Comparison of high vacuum and ultra-high-vacuum tantalum diffusion barrier performance against copper penetration

Abstract
We demonstrate that depositing Ta diffusion barriers under ultra-high vacuum conditions without in situ oxygen dosing allows for variations both in microstructure and in the concentration of chemical impurities that severely degrade barrier performance. The effects of deposition pressure, in situ oxygen dosing at interfaces, hydrogen and oxygen contamination, and microstructure on diffusion barrier performance to Cu diffusion for electron-beam deposited Ta are presented. 20 nm of Ta diffusion barrier followed by a 150 nm Cu conductor were deposited under ultra-high vacuum (UHV, deposition pressure of 1×10−9 to 5 ×10−8 Torr) and high vacuum (HV, deposition pressure of 1×10−7 to 5×10−6 Torr) conditions onto 〈100〉 Si.
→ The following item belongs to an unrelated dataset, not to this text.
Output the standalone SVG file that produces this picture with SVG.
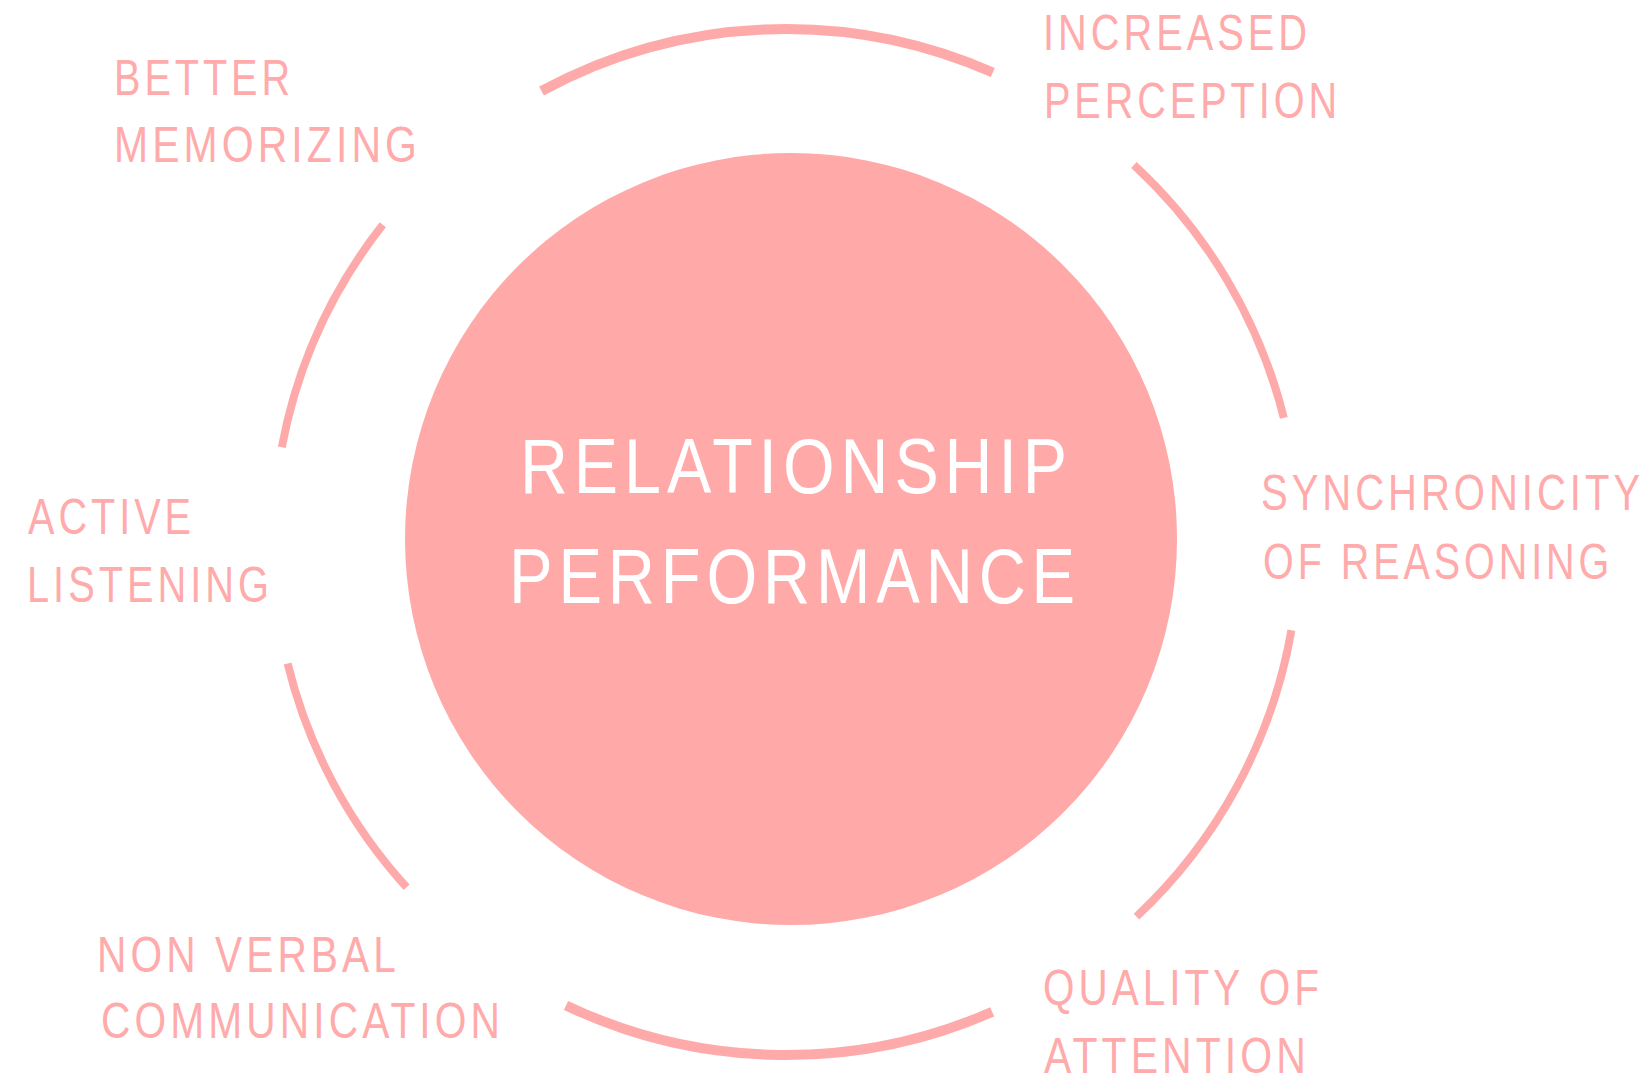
<svg xmlns="http://www.w3.org/2000/svg" width="1652" height="1081" viewBox="0 0 1652 1081">
<style>
.lbl{font-family:"Liberation Sans","DejaVu Sans",sans-serif;font-size:50px;fill:#FFABAB;letter-spacing:5px}
.ctr{font-family:"Liberation Sans","DejaVu Sans",sans-serif;font-size:78px;fill:#FFFFFF;letter-spacing:7px}
.arc{fill:none;stroke:#FFAAAA;stroke-linecap:butt}
.tb{stroke-width:10}
.sd{stroke-width:8}
</style>
<rect width="1652" height="1081" fill="#FFFFFF"/>
<g id="connectors">
<path class="arc tb" d="M 541.5 91 A 513 513 0 0 1 992.8 72.5"/>
<path class="arc sd" d="M 1133.9 165 A 513 513 0 0 1 1283.8 417.9"/>
<path class="arc sd" d="M 1291.4 630.2 A 513 513 0 0 1 1136.5 916.6"/>
<path class="arc tb" d="M 992.2 1011.8 A 513 513 0 0 1 566 1005.4"/>
<path class="arc sd" d="M 406.6 887.3 A 513 513 0 0 1 287.6 663.5"/>
<path class="arc sd" d="M 281.8 447.2 A 513 513 0 0 1 382.8 224.8"/>
</g>
<g id="center">
<circle cx="791" cy="539" r="386" fill="#FFA9A9"/>
<text class="ctr" x="520" y="493" textLength="553" lengthAdjust="spacingAndGlyphs">RELATIONSHIP</text>
<text class="ctr" x="509" y="603" textLength="572" lengthAdjust="spacingAndGlyphs">PERFORMANCE</text>
</g>
<g id="better-memorizing">
<text class="lbl" x="114" y="95" textLength="180" lengthAdjust="spacingAndGlyphs">BETTER</text>
<text class="lbl" x="114" y="162" textLength="307" lengthAdjust="spacingAndGlyphs">MEMORIZING</text>
</g>
<g id="increased-perception">
<text class="lbl" x="1043" y="50" textLength="268" lengthAdjust="spacingAndGlyphs">INCREASED</text>
<text class="lbl" x="1044" y="118" textLength="297" lengthAdjust="spacingAndGlyphs">PERCEPTION</text>
</g>
<g id="synchronicity">
<text class="lbl" transform="translate(1261 510) scale(0.8 1)" x="0" y="0">SYNCHRONICITY</text>
<text class="lbl" transform="translate(1263 579) scale(0.79 1)" x="0" y="0">OF REASONING</text>
</g>
<g id="active-listening">
<text class="lbl" x="28" y="534" textLength="167" lengthAdjust="spacingAndGlyphs">ACTIVE</text>
<text class="lbl" x="27" y="602" textLength="246" lengthAdjust="spacingAndGlyphs">LISTENING</text>
</g>
<g id="non-verbal">
<text class="lbl" x="97" y="972" textLength="303" lengthAdjust="spacingAndGlyphs">NON VERBAL</text>
<text class="lbl" x="101" y="1038" textLength="403" lengthAdjust="spacingAndGlyphs">COMMUNICATION</text>
</g>
<g id="quality-attention">
<text class="lbl" x="1043" y="1005" textLength="280" lengthAdjust="spacingAndGlyphs">QUALITY OF</text>
<text class="lbl" x="1044" y="1073" textLength="266" lengthAdjust="spacingAndGlyphs">ATTENTION</text>
</g>
</svg>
In situ resistance furnace measurements, Auger compositional depth profiling, secondary ion mass spectrometry, and forward recoil detection along with scanning and transmission electron microscopy were used to determine the electrical, chemical, and structural changes that occurred in thin-film Ta diffusion barriers upon annealing. Undosed HV deposited Ta barriers failed from 560 to 630 °C, while undosed UHV barriers failed from 310 to 630 °C. For UHV Ta barriers, in situ oxygen dosing during deposition at the Cu/Ta interface increased the failure temperatures by 30–250 °C and decreased the range of failure temperatures to 570–630 °C. Undosed UHV Ta barriers have no systematic relationship between failure temperature and deposition pressure, although correlations between breakdown temperature, oxygen and hydrogen concentrations, and microstructural variations were measured.